The groundhog and a 5-year-old-cynic
I thought it would be a simple conversation.
“Do you know what today is,” I asked my 5-year-old daughter Friday morning.
“No. What day is it,” she responded, full of both energy and curiosity.
“It’s Groundhog Day,” I said more excitedly than I probably should have.
Her nose wrinkled immediately and her face contorted like she was just told dessert on Thanksgiving Day would be broccoli pie.
“What’s Groundhog Day,” she asked.
And as I started to explain it, actually forming the words and then listening to them while watching someone’s reaction, I realized how ridiculous I sounded.

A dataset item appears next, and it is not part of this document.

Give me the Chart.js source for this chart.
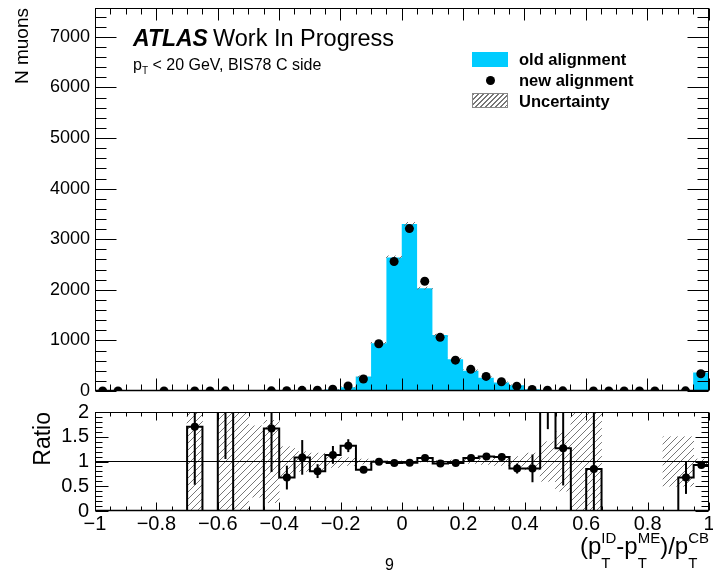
<!DOCTYPE html>
<html>
<head>
<meta charset="utf-8">
<title>BIS78 C side residuals</title>
<script src="https://cdn.jsdelivr.net/npm/chart.js@4.4.1/dist/chart.umd.min.js"></script>
<style>
  body { margin:0; background:#fff; }
  #page { position:relative; width:713px; height:574px; overflow:hidden;
          font-family:"Liberation Sans", Arial, Helvetica, sans-serif; color:#000; }
  #mainWrap { position:absolute; left:0; top:0; width:713px; height:400px; }
  #ratioWrap { position:absolute; left:0; top:400px; width:713px; height:174px; }
  .lbl { position:absolute; white-space:nowrap; line-height:1; }
  .lbl sub { font-size:10px; vertical-align:-4px; line-height:0; }
  .ss { display:inline-flex; flex-direction:column; font-size:15px; vertical-align:11px; }
  .ss span { line-height:15px; }
  .ss span + span { margin-top:10px; }
  .box { position:absolute; width:36px; height:15px; }
</style>
</head>
<body>
<div id="page">
  <div id="mainWrap"><canvas id="main"></canvas></div>
  <div id="ratioWrap"><canvas id="ratio"></canvas></div>

  <div class="lbl" style="left:133px;top:27px;font-size:23px;font-weight:bold;font-style:italic;">ATLAS</div>
  <div class="lbl" style="left:213px;top:27px;font-size:23.5px;">Work In Progress</div>
  <div class="lbl" style="left:133px;top:57px;font-size:16px;">p<sub>T</sub> &lt; 20 GeV, BIS78 C side</div>

  <div class="box" style="left:472px;top:52px;background:#00ccff;"></div>
  <div class="lbl" style="left:519px;top:51px;font-size:16.5px;font-weight:bold;">old alignment</div>
  <div style="position:absolute;left:486px;top:76px;width:9px;height:9px;border-radius:50%;background:#000;"></div>
  <div class="lbl" style="left:519px;top:72px;font-size:16.5px;font-weight:bold;">new alignment</div>
  <div class="box" style="left:472px;top:93px;box-sizing:border-box;border:1px solid #888;
       background:repeating-linear-gradient(135deg,#777 0 1px,#fff 1px 3.5px);"></div>
  <div class="lbl" style="left:519px;top:93px;font-size:16.5px;font-weight:bold;">Uncertainty</div>

  <div class="lbl" style="right:4px;top:530px;font-size:24px;">(p<span class="ss"><span>ID</span><span>T</span></span>-p<span class="ss"><span>ME</span><span>T</span></span>)/p<span class="ss"><span>CB</span><span>T</span></span></div>
  <div class="lbl" style="left:385px;top:557px;font-size:16px;">9</div>
</div>

<script>
// 40 bins of (pT_ID - pT_ME)/pT_CB between -1 and 1
const xMin = -1, binWidth = 0.05, nBins = 40;

const oldAlignment = [0, 0, 0, 0, 0, 0, 1, 0, 1, 1,
                      2, 1.5, 8, 12, 18, 30, 75, 285, 942, 2640,
                      3300, 2030, 1105, 630, 400, 262, 168, 112, 36, 6,
                      3, 1, 1, 0, 0, 0, 0, 4, 4, 365];
// null: no marker drawn for that bin
const newAlignment = [1, 1, null, null, 1, null, 1.7, 1, 3, null,
                      null, 2.5, 5.4, 13, 14.5, 34, 99, 237, 935, 2560,
                      3210, 2170, 1060, 610, 428, 288, 183, 96, 31, 14,
                      3.8, null, 0.85, 1, 1, 1, 1, null, 2.7, 340];
// error on new/old
const ratioErrors = [null, null, null, null, null, null, 1.17, null, 1.95, null,
                     null, 0.88, 0.24, 0.35, 0.14, 0.18, 0.13, 0.06, 0.03, 0.02,
                     0.02, 0.025, 0.03, 0.04, 0.05, 0.06, 0.07, 0.1, 0.28, 0.68,
                     0.75, null, 1.2, null, null, null, null, null, 0.33, 0.05];
// relative uncertainty of the old alignment
const oldRelUnc = [0, 0, 0, 0, 0, 0, 1, 0, 1, 1,
                   0.72, 0.83, 0.3, 0.2, 0.17, 0.12, 0.08, 0.05, 0.02, 0.012,
                   0.01, 0.012, 0.02, 0.03, 0.04, 0.06, 0.08, 0.1, 0.17, 0.4,
                   0.6, 1, 1, 0, 0, 0, 0, 0.5, 0.5, 0.05];

const countTicks = [0, 1000, 2000, 3000, 4000, 5000, 6000, 7000];
const ratioTicks = [0, 0.5, 1, 1.5, 2];
const xTicks = [-1, -0.8, -0.6, -0.4, -0.2, 0, 0.2, 0.4, 0.6, 0.8, 1];

Chart.defaults.font.family = "'Liberation Sans', Arial, sans-serif";
Chart.defaults.color = '#000';

const edges = [];
for (let i = 0; i <= nBins; i++) edges.push(+(xMin + i * binWidth).toFixed(3));
const centers = edges.slice(0, -1).map(e => +(e + binWidth / 2).toFixed(4));

// histogram as a stepped line: one point per lower edge + closing point
function stepData(vals) {
  const d = vals.map((v, i) => ({x: edges[i], y: v}));
  d.push({x: edges[nBins], y: vals[nBins - 1]});
  return d;
}

function hatchPattern() {
  const s = 7;
  const c = document.createElement('canvas');
  c.width = s; c.height = s;
  const g = c.getContext('2d');
  g.strokeStyle = '#777';
  g.lineWidth = 1;
  g.beginPath();
  g.moveTo(0, s); g.lineTo(s, 0);
  g.moveTo(-1, 1); g.lineTo(1, -1);
  g.moveTo(s - 1, s + 1); g.lineTo(s + 1, s - 1);
  g.stroke();
  return g.createPattern(c, 'repeat');
}
const hatch = hatchPattern();

const ratioVals = oldAlignment.map((o, i) =>
  (o > 0 && newAlignment[i] != null) ? newAlignment[i] / o : 0);

const mainPoints = [], ratioPoints = [], mainBand = [], ratioBand = [];
centers.forEach((c, i) => {
  const o = oldAlignment[i], n = newAlignment[i];
  if (n != null) mainPoints.push({x: c, y: n, err: ratioErrors[i] != null ? ratioErrors[i] * o : 0});
  if (ratioVals[i] > 0) ratioPoints.push({x: c, y: ratioVals[i], err: ratioErrors[i] || 0});
  if (o > 0) {
    const u = oldRelUnc[i];
    mainBand.push({x: c, y: [o * (1 - u), o * (1 + u)]});
    ratioBand.push({x: c, y: [1 - u, 1 + u]});
  }
});

// vertical error bars on the marker datasets
const errorBars = {
  id: 'errorBars',
  afterDatasetsDraw(chart) {
    const {ctx, chartArea: a, scales: {y}} = chart;
    ctx.save();
    ctx.beginPath();
    ctx.rect(a.left, a.top, a.right - a.left, a.bottom - a.top);
    ctx.clip();
    ctx.strokeStyle = '#000';
    ctx.lineWidth = 2;
    chart.data.datasets.forEach((ds, di) => {
      if (!ds.withErrors) return;
      const meta = chart.getDatasetMeta(di);
      meta.data.forEach((pt, k) => {
        const p = ds.data[k];
        if (!p.err) return;
        ctx.beginPath();
        ctx.moveTo(pt.x, y.getPixelForValue(p.y - p.err));
        ctx.lineTo(pt.x, y.getPixelForValue(p.y + p.err));
        ctx.stroke();
      });
    });
    ctx.restore();
  }
};

// frame with inward ticks on all four sides
const rootFrame = {
  id: 'rootFrame',
  afterDraw(chart, args, o) {
    const {ctx, chartArea: a, scales: {x, y}} = chart;
    const L = Math.round(a.left) + 0.5, R = Math.round(a.right) - 0.5;
    const T = Math.round(a.top) + 0.5, B = Math.round(a.bottom) - 0.5;
    const vals = (min, max, step) => {
      const out = [], n = Math.floor((max - min) / step + 1e-6);
      for (let k = 0; k <= n; k++) out.push(min + k * step);
      return out;
    };
    const isMajor = (v, m) => Math.abs(v / m - Math.round(v / m)) < 1e-6;
    ctx.save();
    ctx.strokeStyle = '#000';
    ctx.lineWidth = 1;
    ctx.strokeRect(L, T, R - L, B - T);
    ctx.beginPath();
    vals(x.min, x.max, o.xMinor).forEach(v => {
      const px = Math.round(x.getPixelForValue(v)) + 0.5;
      const len = isMajor(v, o.xMajor) ? o.xLen[0] : o.xLen[1];
      ctx.moveTo(px, B); ctx.lineTo(px, B - len);
      ctx.moveTo(px, T); ctx.lineTo(px, T + len);
    });
    vals(y.min, y.max, o.yMinor).forEach(v => {
      const py = Math.round(y.getPixelForValue(v)) + 0.5;
      const len = isMajor(v, o.yMajor) ? o.yLen[0] : o.yLen[1];
      ctx.moveTo(L, py); ctx.lineTo(L + len, py);
      ctx.moveTo(R, py); ctx.lineTo(R - len, py);
    });
    ctx.stroke();
    ctx.lineWidth = 1.5;
    ctx.beginPath();
    ctx.moveTo(L, B); ctx.lineTo(R, B);
    ctx.stroke();
    ctx.restore();
  }
};

const fixedTicks = arr => scale => { scale.ticks = arr.map(v => ({value: v})); };
const fmt = v => (Math.abs(v) < 1e-9 ? '0' : String(+v.toFixed(2))).replace('-', '\u2212');

new Chart(document.getElementById('main'), {
  data: {
    datasets: [
      {type: 'line', label: 'new alignment', data: mainPoints, showLine: false, withErrors: true,
       pointRadius: 4.5, pointHoverRadius: 4.5, pointBackgroundColor: '#000', pointBorderWidth: 0, order: 0},
      {type: 'bar', label: 'Uncertainty', data: mainBand, backgroundColor: hatch, borderWidth: 0,
       barPercentage: 1, categoryPercentage: 1, order: 1},
      {type: 'line', label: 'old alignment', data: stepData(oldAlignment), stepped: true, fill: 'origin',
       backgroundColor: '#00ccff', borderWidth: 0, pointRadius: 0, order: 2}
    ]
  },
  options: {
    responsive: true, maintainAspectRatio: false, animation: false, devicePixelRatio: 1,
    layout: {padding: {top: 8, right: 4, bottom: 9, left: 0}},
    plugins: {
      legend: {display: false}, tooltip: {enabled: false},
      rootFrame: {xMinor: 0.05, xMajor: 0.2, xLen: [12, 6], yMinor: 200, yMajor: 1000, yLen: [21, 11]}
    },
    scales: {
      x: {type: 'linear', min: -1, max: 1, offset: false, display: false},
      y: {
        min: 0, max: 7570,
        afterBuildTicks: fixedTicks(countTicks),
        afterFit: s => { s.width = 95; s.paddingTop = 0; s.paddingBottom = 0; },
        grid: {display: false, drawTicks: false},
        border: {display: false},
        ticks: {font: {size: 18}, padding: 5, autoSkip: false, callback: v => String(v)},
        title: {display: true, text: 'N muons', align: 'end', font: {size: 19, lineHeight: 1.2},
                padding: {top: 11, bottom: 0}}
      }
    }
  },
  plugins: [errorBars, rootFrame]
});

new Chart(document.getElementById('ratio'), {
  data: {
    datasets: [
      {type: 'line', label: 'ratio', data: ratioPoints, showLine: false, withErrors: true,
       pointRadius: 4, pointHoverRadius: 4, pointBackgroundColor: '#000', pointBorderWidth: 0, order: 0},
      {type: 'line', label: 'ratio hist', data: stepData(ratioVals), stepped: true, fill: false,
       borderColor: '#000', borderWidth: 2, pointRadius: 0, order: 1},
      {type: 'line', label: 'unity', data: [{x: -1, y: 1}, {x: 1, y: 1}], borderColor: '#000',
       borderWidth: 1, pointRadius: 0, order: 2},
      {type: 'bar', label: 'Uncertainty', data: ratioBand, backgroundColor: hatch, borderWidth: 0,
       barPercentage: 1, categoryPercentage: 1, order: 3}
    ]
  },
  options: {
    responsive: true, maintainAspectRatio: false, animation: false, devicePixelRatio: 1,
    layout: {padding: {top: 12, right: 4, bottom: 0, left: 0}},
    plugins: {
      legend: {display: false}, tooltip: {enabled: false},
      rootFrame: {xMinor: 0.05, xMajor: 0.2, xLen: [8, 4], yMinor: 0.1, yMajor: 0.5, yLen: [13, 7]}
    },
    scales: {
      x: {
        type: 'linear', min: -1, max: 1, offset: false,
        afterBuildTicks: fixedTicks(xTicks),
        afterFit: s => { s.height = 63; s.paddingLeft = 0; s.paddingRight = 0; },
        grid: {display: false, drawTicks: false, offset: false},
        border: {display: false},
        ticks: {font: {size: 20}, padding: 1, maxRotation: 0, autoSkip: false, callback: v => fmt(v)}
      },
      y: {
        min: 0, max: 2,
        afterBuildTicks: fixedTicks(ratioTicks),
        afterFit: s => { s.width = 95; s.paddingTop = 0; s.paddingBottom = 0; },
        grid: {display: false, drawTicks: false},
        border: {display: false},
        ticks: {font: {size: 20}, padding: 6, autoSkip: false, callback: v => fmt(v)},
        title: {display: true, text: 'Ratio', align: 'end', font: {size: 23, lineHeight: 1.2},
                padding: {top: 30, bottom: 0}}
      }
    }
  },
  plugins: [errorBars, rootFrame]
});
</script>
</body>
</html>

“Well sweetheart, it’s a day where everybody watches a groundhog and when he pops out of his hole, if he sees his shadow and runs back in, then winter will last six weeks longer. If he comes out though and runs around and plays, winter will be over soon.”
As I mentioned, she’s 5. She believes in Santa Claus. She believes in the tooth fairy and the Easter Bunny and the Boogeyman. Heck, she even thinks I’m the smartest, best-looking, strongest guy on the planet, so you know she’s guillible.
But even she wasn’t buying this one. “Daddy, are you making this up?”
Apparently, I’ve pulled one over on her one too many times.
“No, really dear. There’s a specific groundhog they watch in Pennsylvania. His name is Phil.”
“That’s just silly,” she said.
Silly or not, each year Punxsutawney’s population swells from 6,000 to 46,000 on Feb. 2 as scores of people flock to the small Pennsylvania town to watch Phil do pretty much the same thing each year. Out of 121 recorded “forecasts” there was only 17 early springs compared to 104 winters (including this year).
And while America may have made this “holiday” its own, its origins actually trace back to Germany and a Catholic Festival called Candlemas. The original forecasting animal was a bear coming out of hibernation, but as they became more scarce, it would be replaced by the badger.
Pennsylvania Dutch, who lived in German-speaking parts of Europe, brought the tradition to America in the 19th century and with an absence of badgers out east, a suitable substitute was found in the groundhog.
Considering its origins, there could arguably be a sliver of scientific validation for this seemingly absurd ritual of looking to an animal for a weather forecast.
Man frequently has (continues?) frequently taken cues from the animal kingdom in relation to weather, and a hibernating animal that doesn’t return to its lair could be an indicator of an early thaw. And to that end, most groundhogs do hibernate from October until March, so there’s that.
But regardless, on this Friday morning with this 5-year-old, it didn’t really matter. She’s a true skeptic.
“Daddy, a groundhog can’t control the weather,” she told me matter-of-factly. “Everyone knows that.”